The gospel reading for Sunday is the parable of the lost sheep and the lost coin. You can read it here. This week, I lost hope that trying to care for the earth and reverse the effects of climate change were making any kind of difference, and that by continuing to talk about it and try to DO something about it, I was being foolish. I lost my hope, and I lost faith that God was at work still in this world.

What led to this crisis, you ask? It must have been something really terrible to set in motion such an existential questioning of motives! Nope. It was an opinion piece in the New Yorker, not even written by a scientist, but one of their contributing writers. He has lost all hope that human beings will change their behavior to stop the planet from warming at its current destructive rate. Nothing scientific, just his own model in his own head. His solution is to stay put in his comfortably air conditioned home and eat locally sourced kale grown by homeless people.

For some reason, this article sent me into despair. Why bother, I wondered? What difference can I make, can one church make? Am I just contributing to an already too noisy world bent on division and differences?

I am grateful to say I didn’t remain lost in despair for very long. I found my hope again, and I found it in several places. One, I re-found hope in my identity as a beloved child of God who has been saved by the good news of Jesus. The good news that God loved the world enough to die to save us all. That God loved this WORLD enough to save the people in it; that God didn’t give up on the human community. Second, that good news tells me to love my neighbor as God loves me, and there is much hope to be found in that.

There are many examples of what might happen if we love our neighbor, but one stood out to me this week as I lost and re-found my hope for this fragile earth, our island home. A picture posted on our Facebook page:

 

The caption read:

In 2019 Nativity Community Gardeners have delivered a total of 266 lbs. of organically grown fresh produce to senior citizens at Windsor Spring, with whom we have developed a warm relationship. In the coming weeks the gardeners will restore and prepare their garden beds for cool season planting.

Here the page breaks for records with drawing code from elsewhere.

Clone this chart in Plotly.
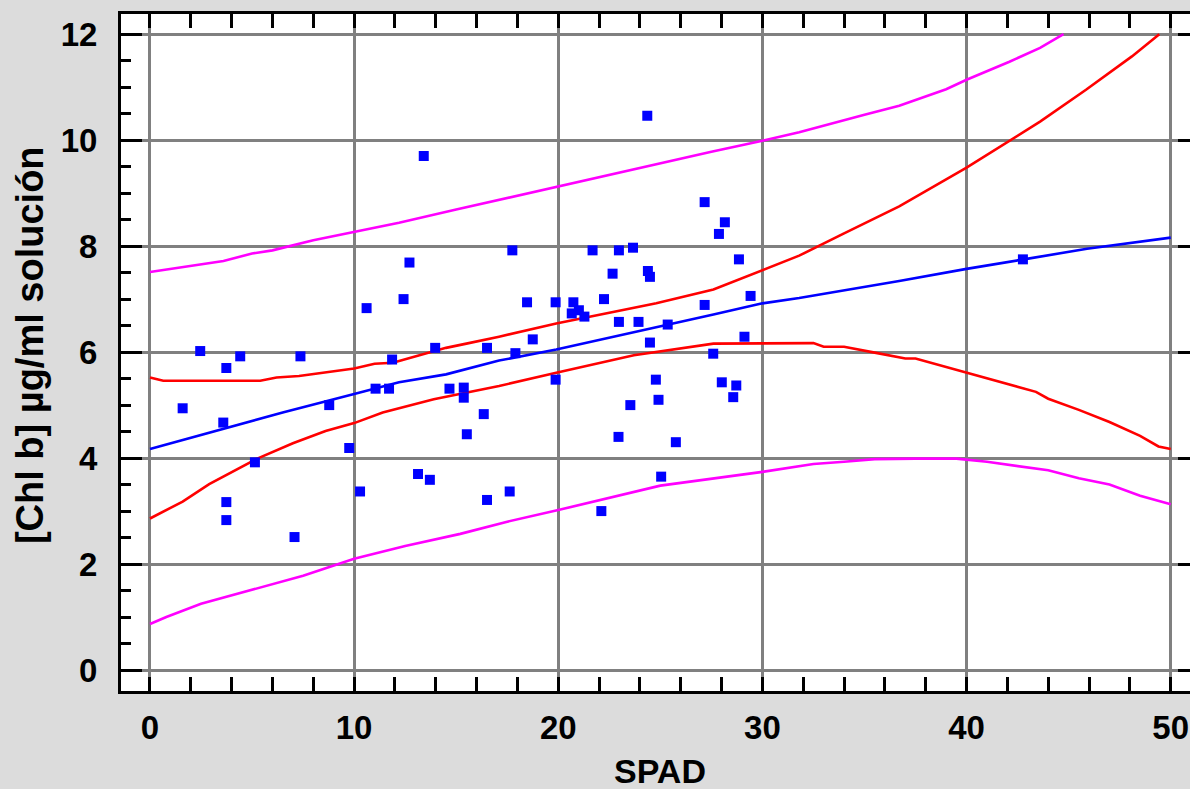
import plotly.graph_objects as go

# ---- observed data (SPAD vs [Chl b]) ----
spad = [1.60, 2.46, 3.74, 4.42, 3.59, 3.74, 3.74, 5.14, 7.08, 7.37, 8.78, 9.76, 10.29, 10.61,
        11.05, 11.71, 11.86, 12.42, 12.71, 13.13, 13.41, 13.71, 13.97, 14.67, 15.37, 15.37,
        15.52, 16.35, 16.51, 16.51, 17.62, 17.75, 17.90, 18.47, 18.75, 19.87, 19.87, 20.66,
        20.74, 21.01, 21.28, 21.68, 22.11, 22.24, 22.66, 22.95, 22.97, 22.97, 23.53, 23.66,
        23.93, 24.36, 24.39, 24.49, 24.49, 24.78, 24.91, 25.04, 25.36, 25.76, 27.17, 27.17,
        27.59, 27.87, 28.01, 28.16, 28.57, 28.72, 28.85, 29.12, 29.42, 42.76]
chlb = [4.94, 6.02, 5.70, 5.92, 4.67, 3.17, 2.83, 3.92, 2.51, 5.92, 5.00, 4.19, 3.37, 6.83,
        5.31, 5.31, 5.86, 7.00, 7.69, 3.70, 9.70, 3.59, 6.08, 5.31, 5.33, 5.14,
        4.45, 4.83, 6.08, 3.21, 3.37, 7.92, 5.98, 6.94, 6.24, 6.94, 5.48, 6.73,
        6.94, 6.79, 6.67, 7.92, 3.00, 7.00, 7.48, 4.40, 7.92, 6.57, 5.00, 7.97,
        6.57, 10.46, 7.53, 7.42, 6.18, 5.48, 5.10, 3.65, 6.52, 4.30, 8.83, 6.89,
        5.97, 8.23, 5.43, 8.45, 5.15, 5.37, 7.75, 6.29, 7.06, 7.75]

# ---- fitted model ----
fit_x = [0, 3.6, 6.5, 10, 12.2, 14.5, 17.1, 19.9, 23.7, 27.6, 30, 31.8, 36.7, 40, 42.8, 45.9, 50]
fit_y = [4.17, 4.55, 4.86, 5.21, 5.43, 5.58, 5.84, 6.05, 6.37, 6.71, 6.92, 7.02, 7.34, 7.57, 7.75, 7.95, 8.16]

# ---- confidence limits (red) ----
conf_up_x = [0, 0.65, 5.4, 6.2, 7.3, 9, 10, 11, 11.9, 13.2, 14.5, 15.5, 17.1, 19.9, 22, 24.8,
             27.6, 30, 31.8, 34, 36.7, 40, 42.1, 43.6, 45.85, 48.1, 49.44]
conf_up_y = [5.52, 5.46, 5.46, 5.52, 5.55, 5.63, 5.69, 5.78, 5.80, 5.94, 6.08, 6.16, 6.29, 6.54,
             6.70, 6.92, 7.18, 7.55, 7.82, 8.24, 8.75, 9.48, 9.98, 10.35, 10.95, 11.58, 12.0]
conf_lo_x = [0, 1.6, 2.9, 4.6, 5.2, 7, 8.6, 10, 11.4, 13.9, 17.1, 19.9, 23.7, 27.6, 31.3, 32.5,
             33, 34, 35.5, 37, 37.5, 40, 41.1, 43.4, 44, 45.5, 47, 48.5, 49.4, 50]
conf_lo_y = [2.86, 3.18, 3.51, 3.85, 3.98, 4.28, 4.51, 4.66, 4.86, 5.11, 5.36, 5.61, 5.94, 6.16,
             6.17, 6.17, 6.10, 6.10, 5.99, 5.88, 5.88, 5.61, 5.50, 5.25, 5.12, 4.91, 4.68, 4.42,
             4.22, 4.17]

# ---- prediction limits (magenta) ----
pred_up_x = [0, 1, 2, 3.6, 5, 6, 8, 10, 12.2, 15, 17.5, 19.9, 23.7, 27.5, 30, 31.8, 35, 36.7,
             39, 40, 42.1, 43.6, 44.75]
pred_up_y = [7.51, 7.57, 7.62, 7.72, 7.86, 7.92, 8.11, 8.27, 8.44, 8.69, 8.91, 9.12, 9.46, 9.78,
             9.99, 10.15, 10.48, 10.65, 10.96, 11.14, 11.48, 11.74, 12.0]
pred_lo_x = [0, 0.8, 2.5, 5, 7.5, 10, 12.5, 15.2, 17.5, 20, 25, 30, 31.3, 32.5, 34, 35.5, 37.5,
             39.5, 41, 42.4, 44, 45.5, 47, 48.5, 50]
pred_lo_y = [0.87, 1.0, 1.25, 1.52, 1.78, 2.10, 2.34, 2.57, 2.80, 3.02, 3.48, 3.74, 3.82, 3.89,
             3.93, 3.98, 3.99, 3.99, 3.93, 3.85, 3.77, 3.62, 3.50, 3.29, 3.13]

x_title = "SPAD"
y_title = "[Chl b] µg/ml solución"

FONT = "Liberation Sans, Arial, sans-serif"
BG = "#dcdcdc"

fig = go.Figure()
line_w = 2.6
fig.add_trace(go.Scatter(x=pred_up_x, y=pred_up_y, mode="lines",
                         line=dict(color="#ff00ff", width=line_w), showlegend=False))
fig.add_trace(go.Scatter(x=pred_lo_x, y=pred_lo_y, mode="lines",
                         line=dict(color="#ff00ff", width=line_w), showlegend=False))
fig.add_trace(go.Scatter(x=conf_up_x, y=conf_up_y, mode="lines",
                         line=dict(color="#ff0000", width=line_w), showlegend=False))
fig.add_trace(go.Scatter(x=conf_lo_x, y=conf_lo_y, mode="lines",
                         line=dict(color="#ff0000", width=line_w), showlegend=False))
fig.add_trace(go.Scatter(x=fit_x, y=fit_y, mode="lines",
                         line=dict(color="#0000ff", width=line_w), showlegend=False))
fig.add_trace(go.Scatter(x=spad, y=chlb, mode="markers",
                         marker=dict(symbol="square", size=10, color="#0000ff",
                                     line=dict(width=0)), showlegend=False))
# invisible trace to activate right-side tick axis
fig.add_trace(go.Scatter(x=[None], y=[None], yaxis="y2", showlegend=False, hoverinfo="skip"))

tickfont = dict(family=FONT, size=33, color="black", weight="bold")

fig.update_layout(
    width=1190, height=789,
    paper_bgcolor=BG, plot_bgcolor="white",
    margin=dict(l=121, r=0, t=14, b=98),
    xaxis=dict(range=[-1.42, 50.945], tick0=0, dtick=10, ticks="inside", ticklen=14,
               tickwidth=3, tickcolor="black", showline=True, linewidth=3, linecolor="black",
               mirror="allticks", showgrid=True, gridcolor="#808080", gridwidth=3,
               zeroline=False, tickfont=tickfont, ticklabelstandoff=5,
               minor=dict(dtick=2, ticks="inside", ticklen=7, tickwidth=3, tickcolor="black",
                          showgrid=False)),
    yaxis=dict(range=[-0.395, 12.38], tick0=0, dtick=2, ticks="inside", ticklen=21,
               tickwidth=3, tickcolor="black", showline=True, linewidth=3, linecolor="black",
               mirror=False, showgrid=True, gridcolor="#808080", gridwidth=3,
               zeroline=True, zerolinecolor="#808080", zerolinewidth=3,
               tickfont=tickfont, ticklabelstandoff=14,
               minor=dict(dtick=0.5, ticks="inside", ticklen=10, tickwidth=3, tickcolor="black",
                          showgrid=False)),
    yaxis2=dict(range=[-0.395, 12.38], overlaying="y", side="right", tick0=0, dtick=2,
                ticks="inside", ticklen=12, tickwidth=3, tickcolor="black",
                showticklabels=False, showgrid=False, zeroline=False, showline=False),
    annotations=[
        dict(text=x_title, xref="paper", yref="paper", x=0.504, y=-0.118,
             xanchor="center", yanchor="middle", showarrow=False,
             font=dict(family=FONT, size=34, color="black", weight="bold")),
        dict(text=y_title, xref="paper", yref="paper", x=-0.0851, y=0.511,
             xanchor="center", yanchor="middle", showarrow=False, textangle=-90,
             font=dict(family=FONT, size=38, color="black", weight="bold")),
    ],
)

fig.write_html(
    "out.html",
    config={"displayModeBar": False},
    post_script="document.body.style.margin='0px';document.body.style.overflow='hidden';"
                "document.body.style.background='" + BG + "';",
)
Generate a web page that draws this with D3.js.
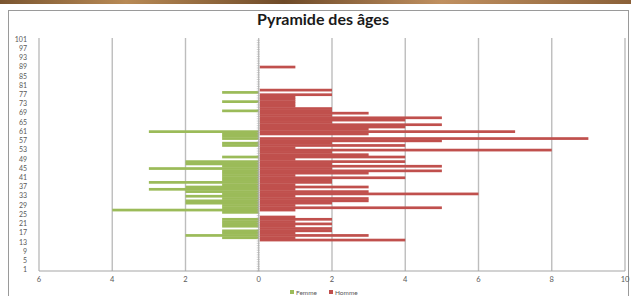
<!DOCTYPE html>
<html><head><meta charset="utf-8">
<script src="https://cdn.jsdelivr.net/npm/d3@7"></script>
<style>body{margin:0;background:#fff;}svg{display:block;}</style>
</head><body>
<svg id="c" width="631" height="296"></svg>
<script>
// Data
const ages = [1,2,3,4,5,6,7,8,9,10,11,12,13,14,15,16,17,18,19,20,21,22,23,24,25,26,27,28,29,30,
31,32,33,34,35,36,37,38,39,40,41,42,43,44,45,46,47,48,49,50,51,52,53,54,55,56,57,58,59,60,
61,62,63,64,65,66,67,68,69,70,71,72,73,74,75,76,77,78,79,80,81,82,83,84,85,86,87,88,89,90,
91,92,93,94,95,96,97,98,99,100,101];
const homme = [
0,0,0,0,0,0,0,0,0,0,
0,0,0,4,1,3,1,2,2,1,
2,1,2,1,0,0,1,5,1,2,
3,3,1,6,3,1,3,1,2,2,
4,1,3,5,2,5,2,4,1,4,
3,2,8,1,4,2,5,9,0,3,
7,3,4,5,2,4,5,2,3,2,
2,1,1,1,1,1,2,0,2,0,
0,0,0,0,0,0,0,0,1,0,
0,0,0,0,0,0,0,0,0,0,
0];
const femme = [
0,0,0,0,0,0,0,0,0,0,
0,0,0,0,1,2,1,1,0,1,
1,1,1,0,0,1,4,1,1,2,
2,1,2,1,2,3,2,1,3,1,
1,1,1,1,3,1,2,2,0,1,
0,0,0,0,1,1,0,1,1,1,
3,0,0,0,0,0,0,0,0,1,
0,0,0,1,0,0,0,1,0,0,
0,0,0,0,0,0,0,0,0,0,
0,0,0,0,0,0,0,0,0,0,
0];
const yTickLabels = [1,5,9,13,17,21,25,29,33,37,41,45,49,53,57,61,65,69,73,77,81,85,89,93,97,101];
const xTicks = [-6,-4,-2,0,2,4,6,8,10];
const seriesNames = ["Femme","Homme"];
const colors = {Femme:"#9BBB59", Homme:"#C0504D"};

const svg = d3.select("#c");

// top decorative strip
const defs = svg.append("defs");
const g1 = defs.append("linearGradient").attr("id","strip");
[["0%","#7a5530"],["20%","#b88a55"],["45%","#6e4a28"],["70%","#c09060"],["100%","#8a6038"]]
  .forEach(s=>g1.append("stop").attr("offset",s[0]).attr("stop-color",s[1]));
svg.append("rect").attr("x",0).attr("y",0).attr("width",631).attr("height",4).attr("fill","url(#strip)");

// chart frame
svg.append("rect").attr("x",8.5).attr("y",10.5).attr("width",620).attr("height",300)
  .attr("fill","#fff").attr("stroke","#9a9a9a").attr("stroke-width",1);

const x = d3.scaleLinear().domain([-6,10]).range([39,625]);
const y = d3.scaleBand().domain(ages.slice().reverse()).range([38,271]).paddingInner(0);
const yTop = 38, yBottom = 271;

// gridlines
svg.append("g").selectAll("line").data(xTicks.filter(t=>t!==0)).join("line")
  .attr("x1",d=>x(d)).attr("x2",d=>x(d)).attr("y1",yTop).attr("y2",yBottom)
  .attr("stroke","#bdbdbd").attr("stroke-width",1.4);

// bars
const rows = ages.map((a,i)=>({age:a, f:femme[i], h:homme[i]}));
svg.append("g").selectAll("rect").data(rows.filter(d=>d.f>0)).join("rect")
  .attr("x",d=>x(-d.f)).attr("width",d=>x(0)-x(-d.f))
  .attr("y",d=>y(d.age)).attr("height",y.bandwidth()+0.4)
  .attr("fill",colors.Femme);
svg.append("g").selectAll("rect").data(rows.filter(d=>d.h>0)).join("rect")
  .attr("x",x(0)+1).attr("width",d=>x(d.h)-x(0)-1)
  .attr("y",d=>y(d.age)).attr("height",y.bandwidth()+0.4)
  .attr("fill",colors.Homme);

// vertical category axis with minor ticks
const ax = svg.append("g");
ax.append("line").attr("x1",x(0)).attr("x2",x(0)).attr("y1",yTop).attr("y2",yBottom)
  .attr("stroke","#a6a6a6").attr("stroke-width",1);
ax.selectAll("line.t").data(ages).join("line").attr("class","t")
  .attr("x1",x(0)-2).attr("x2",x(0)+1)
  .attr("y1",d=>y(d)+y.step()).attr("y2",d=>y(d)+y.step())
  .attr("stroke","#b0b0b0").attr("stroke-width",0.6);

// y labels
svg.append("g").selectAll("text").data(yTickLabels).join("text")
  .attr("x",27).attr("y",d=>y(d)+y.bandwidth()/2).attr("dy","0.35em")
  .attr("text-anchor","end").attr("font-family","Lato, 'Open Sans', sans-serif")
  .attr("font-size",7).attr("fill","#595959").text(d=>d);

// x axis
svg.append("line").attr("x1",39).attr("x2",625).attr("y1",yBottom).attr("y2",yBottom)
  .attr("stroke","#a6a6a6").attr("stroke-width",1.2);
svg.append("g").selectAll("text").data(xTicks).join("text")
  .attr("x",d=>x(d)).attr("y",282).attr("text-anchor","middle")
  .attr("font-family","Lato, 'Open Sans', sans-serif").attr("font-size",7.5)
  .attr("fill","#595959").text(d=>Math.abs(d));

// title
svg.append("text").attr("x",323).attr("y",25).attr("text-anchor","middle")
  .attr("font-family","Lato, 'Open Sans', sans-serif").attr("font-weight","bold")
  .attr("font-size",16).attr("fill","#1a1a1a").text("Pyramide des âges");

// legend
const lg = svg.append("g").attr("font-family","Lato, 'Open Sans', sans-serif").attr("font-size",6.5).attr("fill","#595959");
const legX = [290, 329];
seriesNames.forEach((n,i)=>{
  lg.append("rect").attr("x",legX[i]).attr("y",290).attr("width",4).attr("height",4).attr("fill",colors[n]);
  lg.append("text").attr("x",legX[i]+6).attr("y",294.5).text(n);
});
</script>
</body></html>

We love our neighbors. We grow vegetables for them, feeding the soil, moving carbon out of the atmosphere and into the ground where it needs to be. We plant new things when it is time. We get to know our neighbors, and they share with us in return. I don’t know if it will stop climate change and save the world, but that’s okay, God has taken care of that. In the meantime, we can enjoy the heaven that is a freshly harvested tomato. May you find hope where you exist, and if not, may God find you in your despair and bring you back home again.